== EXERCISE TASK ==
Pictures in the entries below are excluded; copy only the lines from the one containing "Output the component" to the one containing "const fs = 20.5;", both included.

== DATASET CONTENT ==
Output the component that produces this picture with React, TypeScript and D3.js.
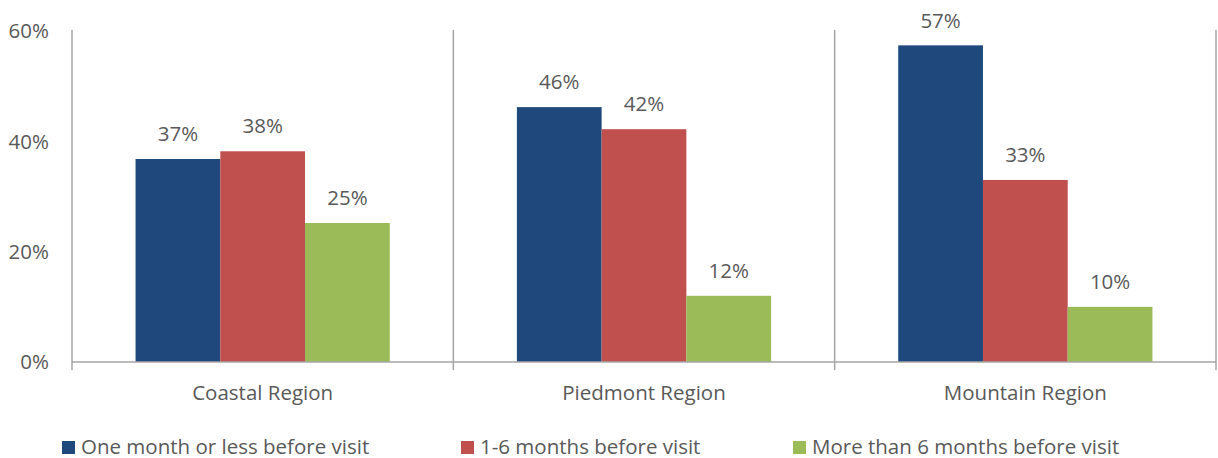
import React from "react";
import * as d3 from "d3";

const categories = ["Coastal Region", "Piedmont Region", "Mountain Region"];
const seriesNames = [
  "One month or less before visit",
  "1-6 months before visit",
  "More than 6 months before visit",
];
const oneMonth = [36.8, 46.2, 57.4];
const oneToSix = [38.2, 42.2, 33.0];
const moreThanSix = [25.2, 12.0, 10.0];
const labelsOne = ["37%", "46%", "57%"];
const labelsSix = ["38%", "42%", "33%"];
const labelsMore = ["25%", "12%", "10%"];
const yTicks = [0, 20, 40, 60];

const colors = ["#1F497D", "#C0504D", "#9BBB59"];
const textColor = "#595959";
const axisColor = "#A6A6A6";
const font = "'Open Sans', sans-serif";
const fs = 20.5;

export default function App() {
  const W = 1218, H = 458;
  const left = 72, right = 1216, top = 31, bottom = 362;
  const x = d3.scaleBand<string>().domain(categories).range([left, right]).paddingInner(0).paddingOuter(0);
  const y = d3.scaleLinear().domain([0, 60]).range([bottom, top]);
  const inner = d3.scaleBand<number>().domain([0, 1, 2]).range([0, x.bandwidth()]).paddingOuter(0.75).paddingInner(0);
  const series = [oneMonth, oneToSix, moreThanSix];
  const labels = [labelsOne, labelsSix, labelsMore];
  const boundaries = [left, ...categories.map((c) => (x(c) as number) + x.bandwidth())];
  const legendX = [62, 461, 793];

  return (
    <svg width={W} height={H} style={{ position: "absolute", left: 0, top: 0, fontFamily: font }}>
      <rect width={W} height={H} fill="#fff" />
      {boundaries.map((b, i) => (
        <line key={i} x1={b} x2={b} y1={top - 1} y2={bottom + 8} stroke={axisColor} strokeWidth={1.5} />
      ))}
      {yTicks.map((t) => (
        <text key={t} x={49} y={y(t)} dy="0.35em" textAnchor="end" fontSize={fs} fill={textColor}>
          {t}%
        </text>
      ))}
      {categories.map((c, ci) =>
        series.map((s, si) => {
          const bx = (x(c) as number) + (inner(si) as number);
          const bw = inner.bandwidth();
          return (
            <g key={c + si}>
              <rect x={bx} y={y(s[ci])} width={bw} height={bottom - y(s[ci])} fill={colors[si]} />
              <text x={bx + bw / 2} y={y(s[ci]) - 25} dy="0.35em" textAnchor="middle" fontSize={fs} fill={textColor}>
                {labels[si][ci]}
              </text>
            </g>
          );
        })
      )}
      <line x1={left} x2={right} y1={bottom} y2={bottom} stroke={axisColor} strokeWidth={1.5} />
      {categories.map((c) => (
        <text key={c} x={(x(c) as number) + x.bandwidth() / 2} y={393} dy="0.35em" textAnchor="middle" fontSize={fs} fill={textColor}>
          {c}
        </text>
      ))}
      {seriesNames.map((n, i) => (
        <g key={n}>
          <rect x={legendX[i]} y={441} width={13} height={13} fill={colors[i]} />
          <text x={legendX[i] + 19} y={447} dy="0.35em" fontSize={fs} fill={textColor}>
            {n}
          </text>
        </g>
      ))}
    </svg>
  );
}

---

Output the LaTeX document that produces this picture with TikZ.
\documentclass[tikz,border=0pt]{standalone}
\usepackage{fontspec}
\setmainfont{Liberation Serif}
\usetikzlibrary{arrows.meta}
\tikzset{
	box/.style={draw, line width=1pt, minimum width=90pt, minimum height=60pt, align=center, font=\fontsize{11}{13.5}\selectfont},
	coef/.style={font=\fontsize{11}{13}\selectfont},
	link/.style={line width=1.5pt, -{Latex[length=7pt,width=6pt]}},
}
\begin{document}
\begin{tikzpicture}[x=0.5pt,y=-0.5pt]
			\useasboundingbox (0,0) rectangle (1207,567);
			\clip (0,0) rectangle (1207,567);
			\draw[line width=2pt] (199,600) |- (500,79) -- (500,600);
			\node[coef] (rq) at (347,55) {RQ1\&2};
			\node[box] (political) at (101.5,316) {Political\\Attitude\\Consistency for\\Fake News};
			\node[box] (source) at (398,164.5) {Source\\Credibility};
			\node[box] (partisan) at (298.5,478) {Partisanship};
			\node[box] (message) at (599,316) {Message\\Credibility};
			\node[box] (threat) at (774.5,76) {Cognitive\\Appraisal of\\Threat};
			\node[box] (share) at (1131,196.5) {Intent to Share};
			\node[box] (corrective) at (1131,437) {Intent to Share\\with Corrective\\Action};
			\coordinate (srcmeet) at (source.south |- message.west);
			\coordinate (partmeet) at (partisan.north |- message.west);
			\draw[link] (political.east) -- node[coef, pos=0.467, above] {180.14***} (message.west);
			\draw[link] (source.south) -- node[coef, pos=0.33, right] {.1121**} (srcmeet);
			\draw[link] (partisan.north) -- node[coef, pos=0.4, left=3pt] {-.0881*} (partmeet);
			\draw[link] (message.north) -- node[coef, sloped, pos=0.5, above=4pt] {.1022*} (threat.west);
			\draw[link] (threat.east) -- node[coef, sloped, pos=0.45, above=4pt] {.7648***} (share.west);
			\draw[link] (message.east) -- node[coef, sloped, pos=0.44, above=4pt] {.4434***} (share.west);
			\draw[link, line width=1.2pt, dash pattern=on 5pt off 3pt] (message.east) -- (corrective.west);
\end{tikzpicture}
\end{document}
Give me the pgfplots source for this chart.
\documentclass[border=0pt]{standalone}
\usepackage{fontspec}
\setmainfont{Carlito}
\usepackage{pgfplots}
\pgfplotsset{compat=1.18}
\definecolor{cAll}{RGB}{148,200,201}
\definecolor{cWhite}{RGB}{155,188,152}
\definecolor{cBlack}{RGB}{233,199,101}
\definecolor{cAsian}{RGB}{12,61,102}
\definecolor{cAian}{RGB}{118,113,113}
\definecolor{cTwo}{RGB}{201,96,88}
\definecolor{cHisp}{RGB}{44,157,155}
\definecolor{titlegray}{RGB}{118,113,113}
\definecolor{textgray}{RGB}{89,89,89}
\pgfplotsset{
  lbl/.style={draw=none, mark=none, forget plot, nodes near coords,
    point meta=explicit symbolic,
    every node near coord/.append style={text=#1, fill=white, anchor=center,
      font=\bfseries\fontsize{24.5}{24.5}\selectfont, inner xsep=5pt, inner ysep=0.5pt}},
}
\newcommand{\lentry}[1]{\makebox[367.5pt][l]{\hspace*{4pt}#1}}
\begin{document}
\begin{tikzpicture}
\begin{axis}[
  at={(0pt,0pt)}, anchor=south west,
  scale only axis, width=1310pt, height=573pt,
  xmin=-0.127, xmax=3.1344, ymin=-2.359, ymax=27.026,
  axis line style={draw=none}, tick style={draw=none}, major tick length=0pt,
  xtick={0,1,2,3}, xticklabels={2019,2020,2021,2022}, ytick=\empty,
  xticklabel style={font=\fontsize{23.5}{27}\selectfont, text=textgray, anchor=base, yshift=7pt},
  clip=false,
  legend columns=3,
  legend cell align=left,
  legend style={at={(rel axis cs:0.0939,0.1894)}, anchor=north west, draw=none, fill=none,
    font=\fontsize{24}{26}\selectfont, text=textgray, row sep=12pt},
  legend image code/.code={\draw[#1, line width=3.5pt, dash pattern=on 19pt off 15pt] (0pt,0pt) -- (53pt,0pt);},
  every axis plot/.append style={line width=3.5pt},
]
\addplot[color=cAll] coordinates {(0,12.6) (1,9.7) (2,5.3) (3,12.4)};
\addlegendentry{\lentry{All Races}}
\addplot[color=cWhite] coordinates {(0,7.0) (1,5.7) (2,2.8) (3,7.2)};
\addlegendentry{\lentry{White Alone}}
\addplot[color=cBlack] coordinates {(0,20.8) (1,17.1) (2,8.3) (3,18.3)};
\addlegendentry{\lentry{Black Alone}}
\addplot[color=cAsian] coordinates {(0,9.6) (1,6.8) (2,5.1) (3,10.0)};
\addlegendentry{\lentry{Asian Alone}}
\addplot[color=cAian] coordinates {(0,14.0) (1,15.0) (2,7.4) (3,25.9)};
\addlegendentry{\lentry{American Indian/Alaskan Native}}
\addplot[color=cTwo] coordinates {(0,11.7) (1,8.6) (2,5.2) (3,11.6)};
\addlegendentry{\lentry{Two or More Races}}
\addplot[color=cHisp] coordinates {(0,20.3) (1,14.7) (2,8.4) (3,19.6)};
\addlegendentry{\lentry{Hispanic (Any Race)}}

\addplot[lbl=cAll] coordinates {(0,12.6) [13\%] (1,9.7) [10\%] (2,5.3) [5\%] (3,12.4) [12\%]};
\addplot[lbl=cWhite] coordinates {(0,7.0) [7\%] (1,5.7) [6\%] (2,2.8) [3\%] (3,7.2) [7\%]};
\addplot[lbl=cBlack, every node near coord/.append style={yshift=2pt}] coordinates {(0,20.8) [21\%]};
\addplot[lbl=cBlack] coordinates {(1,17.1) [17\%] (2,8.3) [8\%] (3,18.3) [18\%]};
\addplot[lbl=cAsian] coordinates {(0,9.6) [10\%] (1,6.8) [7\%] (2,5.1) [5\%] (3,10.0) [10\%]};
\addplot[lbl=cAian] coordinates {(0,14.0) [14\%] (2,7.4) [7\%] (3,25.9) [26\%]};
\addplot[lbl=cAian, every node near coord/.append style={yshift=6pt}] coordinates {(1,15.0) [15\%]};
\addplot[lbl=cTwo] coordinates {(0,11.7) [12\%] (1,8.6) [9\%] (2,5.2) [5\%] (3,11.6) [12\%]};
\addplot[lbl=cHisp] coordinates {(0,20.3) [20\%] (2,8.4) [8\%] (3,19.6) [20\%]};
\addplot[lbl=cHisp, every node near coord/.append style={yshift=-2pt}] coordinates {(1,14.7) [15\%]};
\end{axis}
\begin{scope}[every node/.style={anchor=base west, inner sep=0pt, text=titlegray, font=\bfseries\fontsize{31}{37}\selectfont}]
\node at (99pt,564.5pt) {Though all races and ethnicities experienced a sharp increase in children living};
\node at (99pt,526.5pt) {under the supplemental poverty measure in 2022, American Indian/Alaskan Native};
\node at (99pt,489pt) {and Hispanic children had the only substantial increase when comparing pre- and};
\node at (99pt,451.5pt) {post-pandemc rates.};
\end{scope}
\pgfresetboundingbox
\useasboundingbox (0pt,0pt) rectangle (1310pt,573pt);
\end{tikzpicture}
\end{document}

* * *

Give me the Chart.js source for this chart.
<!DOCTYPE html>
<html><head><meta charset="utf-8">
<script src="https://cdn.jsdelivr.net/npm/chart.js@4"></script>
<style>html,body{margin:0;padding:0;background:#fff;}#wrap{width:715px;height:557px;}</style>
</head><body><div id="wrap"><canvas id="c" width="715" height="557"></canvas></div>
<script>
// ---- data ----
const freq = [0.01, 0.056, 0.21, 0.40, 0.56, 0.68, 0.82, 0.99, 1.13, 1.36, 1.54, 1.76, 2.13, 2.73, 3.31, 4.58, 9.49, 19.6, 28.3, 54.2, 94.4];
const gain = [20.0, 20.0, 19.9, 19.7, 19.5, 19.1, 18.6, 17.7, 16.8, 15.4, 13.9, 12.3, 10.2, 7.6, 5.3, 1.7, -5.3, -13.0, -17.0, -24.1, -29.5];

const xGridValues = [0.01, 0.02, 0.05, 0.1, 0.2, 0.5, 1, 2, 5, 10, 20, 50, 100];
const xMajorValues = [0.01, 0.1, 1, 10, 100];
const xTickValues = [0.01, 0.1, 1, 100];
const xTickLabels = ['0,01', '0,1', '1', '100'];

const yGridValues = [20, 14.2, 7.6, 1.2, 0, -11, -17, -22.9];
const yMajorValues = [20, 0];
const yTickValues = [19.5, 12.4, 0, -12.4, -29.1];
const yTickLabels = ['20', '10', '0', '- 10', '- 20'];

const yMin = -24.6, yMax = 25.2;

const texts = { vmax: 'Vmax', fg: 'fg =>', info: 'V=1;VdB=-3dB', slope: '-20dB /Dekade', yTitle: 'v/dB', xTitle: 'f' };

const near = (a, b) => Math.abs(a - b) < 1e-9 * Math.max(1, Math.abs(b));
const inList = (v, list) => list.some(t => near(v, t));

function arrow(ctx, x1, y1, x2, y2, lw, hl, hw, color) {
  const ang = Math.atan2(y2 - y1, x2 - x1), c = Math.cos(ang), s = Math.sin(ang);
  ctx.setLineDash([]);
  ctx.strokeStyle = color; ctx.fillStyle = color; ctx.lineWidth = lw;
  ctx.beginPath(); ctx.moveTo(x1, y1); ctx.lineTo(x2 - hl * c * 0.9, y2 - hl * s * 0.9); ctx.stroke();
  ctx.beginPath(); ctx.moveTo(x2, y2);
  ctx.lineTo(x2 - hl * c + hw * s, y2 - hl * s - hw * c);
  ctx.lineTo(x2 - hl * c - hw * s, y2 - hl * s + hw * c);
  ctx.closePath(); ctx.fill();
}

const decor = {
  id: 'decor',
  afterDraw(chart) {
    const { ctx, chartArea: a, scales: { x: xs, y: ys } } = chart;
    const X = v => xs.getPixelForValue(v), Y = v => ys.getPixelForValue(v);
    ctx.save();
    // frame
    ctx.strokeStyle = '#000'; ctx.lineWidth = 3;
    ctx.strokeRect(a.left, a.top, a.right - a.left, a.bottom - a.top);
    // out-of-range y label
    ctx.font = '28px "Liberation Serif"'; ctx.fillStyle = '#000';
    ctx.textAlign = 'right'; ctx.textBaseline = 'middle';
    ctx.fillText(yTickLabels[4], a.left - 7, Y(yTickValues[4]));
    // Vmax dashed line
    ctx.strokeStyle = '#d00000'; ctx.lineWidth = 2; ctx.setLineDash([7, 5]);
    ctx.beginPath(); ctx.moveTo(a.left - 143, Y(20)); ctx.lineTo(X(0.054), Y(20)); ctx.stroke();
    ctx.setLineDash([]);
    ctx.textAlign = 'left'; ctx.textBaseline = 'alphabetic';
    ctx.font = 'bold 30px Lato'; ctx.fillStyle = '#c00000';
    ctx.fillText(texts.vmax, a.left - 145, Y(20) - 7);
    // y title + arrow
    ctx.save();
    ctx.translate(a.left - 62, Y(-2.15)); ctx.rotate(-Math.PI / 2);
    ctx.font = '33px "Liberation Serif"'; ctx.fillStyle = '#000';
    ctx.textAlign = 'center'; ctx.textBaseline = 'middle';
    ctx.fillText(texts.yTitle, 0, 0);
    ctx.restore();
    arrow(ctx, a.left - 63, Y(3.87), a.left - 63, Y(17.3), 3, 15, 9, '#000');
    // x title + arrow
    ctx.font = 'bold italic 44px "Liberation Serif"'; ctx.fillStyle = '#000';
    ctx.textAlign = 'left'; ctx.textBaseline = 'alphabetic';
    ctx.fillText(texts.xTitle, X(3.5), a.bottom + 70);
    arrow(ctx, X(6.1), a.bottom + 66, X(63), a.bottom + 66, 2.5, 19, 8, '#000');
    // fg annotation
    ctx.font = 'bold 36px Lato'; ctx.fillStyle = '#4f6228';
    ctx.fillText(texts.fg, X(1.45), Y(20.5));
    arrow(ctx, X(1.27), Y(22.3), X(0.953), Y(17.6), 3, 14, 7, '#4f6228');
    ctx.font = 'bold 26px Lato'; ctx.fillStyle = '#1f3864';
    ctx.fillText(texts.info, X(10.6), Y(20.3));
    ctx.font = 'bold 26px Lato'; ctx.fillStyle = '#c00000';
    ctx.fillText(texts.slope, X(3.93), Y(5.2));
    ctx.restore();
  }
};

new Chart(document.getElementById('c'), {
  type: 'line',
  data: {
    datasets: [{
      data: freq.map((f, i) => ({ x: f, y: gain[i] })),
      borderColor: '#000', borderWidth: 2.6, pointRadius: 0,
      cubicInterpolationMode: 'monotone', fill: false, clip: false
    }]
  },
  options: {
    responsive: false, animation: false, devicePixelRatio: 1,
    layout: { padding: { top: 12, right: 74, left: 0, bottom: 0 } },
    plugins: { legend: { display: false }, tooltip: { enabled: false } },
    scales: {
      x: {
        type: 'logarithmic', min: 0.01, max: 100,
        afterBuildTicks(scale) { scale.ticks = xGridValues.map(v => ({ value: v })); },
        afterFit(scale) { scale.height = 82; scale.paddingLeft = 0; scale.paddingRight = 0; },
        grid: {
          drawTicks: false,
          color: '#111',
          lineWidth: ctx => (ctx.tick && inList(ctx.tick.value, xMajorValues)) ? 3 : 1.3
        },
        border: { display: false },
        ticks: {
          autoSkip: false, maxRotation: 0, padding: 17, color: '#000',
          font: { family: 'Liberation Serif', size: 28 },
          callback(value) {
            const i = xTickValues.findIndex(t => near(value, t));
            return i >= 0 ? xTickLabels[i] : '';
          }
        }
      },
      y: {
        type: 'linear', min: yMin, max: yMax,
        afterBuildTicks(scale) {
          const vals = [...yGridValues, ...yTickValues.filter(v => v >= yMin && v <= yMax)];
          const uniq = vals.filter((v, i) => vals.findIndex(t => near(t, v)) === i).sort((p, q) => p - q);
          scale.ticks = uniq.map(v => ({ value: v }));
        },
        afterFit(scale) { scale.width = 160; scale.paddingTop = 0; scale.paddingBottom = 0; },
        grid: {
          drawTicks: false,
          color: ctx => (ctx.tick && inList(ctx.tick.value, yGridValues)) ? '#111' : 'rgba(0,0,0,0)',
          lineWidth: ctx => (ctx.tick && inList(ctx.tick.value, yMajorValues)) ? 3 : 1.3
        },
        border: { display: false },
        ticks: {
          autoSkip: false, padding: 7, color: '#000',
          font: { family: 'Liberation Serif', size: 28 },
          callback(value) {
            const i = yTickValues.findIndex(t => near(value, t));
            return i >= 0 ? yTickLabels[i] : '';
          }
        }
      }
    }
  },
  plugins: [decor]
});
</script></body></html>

== PROBLEM SOLUTION ==
Output the component that produces this picture with React, TypeScript and D3.js.
import React from "react";
import * as d3 from "d3";

const categories = ["Coastal Region", "Piedmont Region", "Mountain Region"];
const seriesNames = [
  "One month or less before visit",
  "1-6 months before visit",
  "More than 6 months before visit",
];
const oneMonth = [36.8, 46.2, 57.4];
const oneToSix = [38.2, 42.2, 33.0];
const moreThanSix = [25.2, 12.0, 10.0];
const labelsOne = ["37%", "46%", "57%"];
const labelsSix = ["38%", "42%", "33%"];
const labelsMore = ["25%", "12%", "10%"];
const yTicks = [0, 20, 40, 60];

const colors = ["#1F497D", "#C0504D", "#9BBB59"];
const textColor = "#595959";
const axisColor = "#A6A6A6";
const font = "'Open Sans', sans-serif";
const fs = 20.5;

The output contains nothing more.